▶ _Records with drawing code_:
━━━━

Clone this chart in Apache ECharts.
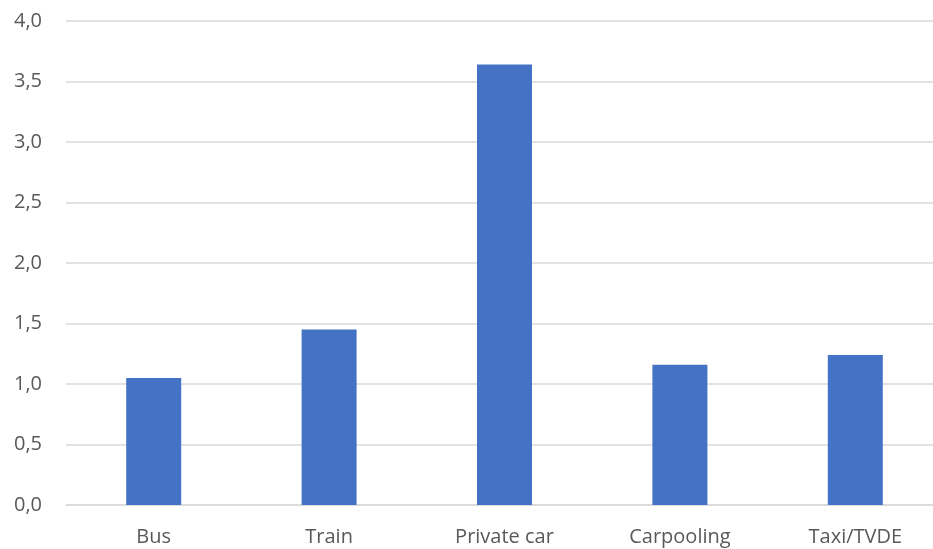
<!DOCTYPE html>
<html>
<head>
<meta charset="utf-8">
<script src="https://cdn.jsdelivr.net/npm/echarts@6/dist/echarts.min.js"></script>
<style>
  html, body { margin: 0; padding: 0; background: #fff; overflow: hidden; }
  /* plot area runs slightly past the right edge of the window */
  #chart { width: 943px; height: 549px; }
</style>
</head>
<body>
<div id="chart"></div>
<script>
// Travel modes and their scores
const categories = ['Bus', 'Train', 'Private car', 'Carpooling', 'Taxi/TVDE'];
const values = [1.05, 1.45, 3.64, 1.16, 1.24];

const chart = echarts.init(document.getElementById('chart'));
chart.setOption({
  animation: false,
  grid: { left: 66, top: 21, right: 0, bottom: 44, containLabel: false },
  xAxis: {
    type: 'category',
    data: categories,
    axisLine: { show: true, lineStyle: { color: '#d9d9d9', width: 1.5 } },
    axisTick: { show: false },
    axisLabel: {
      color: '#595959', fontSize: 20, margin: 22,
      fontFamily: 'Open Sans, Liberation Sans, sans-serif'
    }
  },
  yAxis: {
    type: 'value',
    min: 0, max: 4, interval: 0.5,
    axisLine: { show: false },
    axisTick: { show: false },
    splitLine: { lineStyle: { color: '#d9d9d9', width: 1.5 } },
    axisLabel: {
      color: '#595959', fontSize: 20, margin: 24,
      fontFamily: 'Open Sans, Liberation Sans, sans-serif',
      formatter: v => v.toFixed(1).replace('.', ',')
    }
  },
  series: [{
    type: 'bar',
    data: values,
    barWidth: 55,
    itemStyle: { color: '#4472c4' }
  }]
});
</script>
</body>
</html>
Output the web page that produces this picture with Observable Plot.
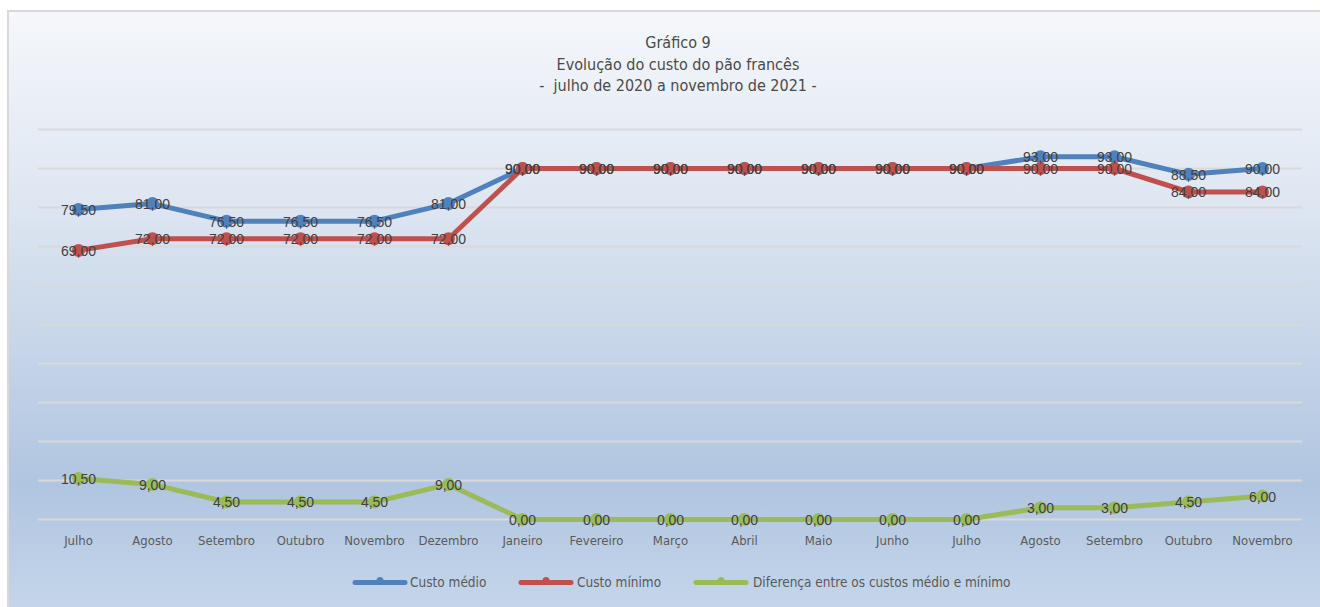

━━━━

▶ _Stated goal_:
Identify each line in the records above that contains the word "this", and copy it out in full.

▶ _Answer below_:
Clone this chart in Apache ECharts.
Output the web page that produces this picture with Observable Plot.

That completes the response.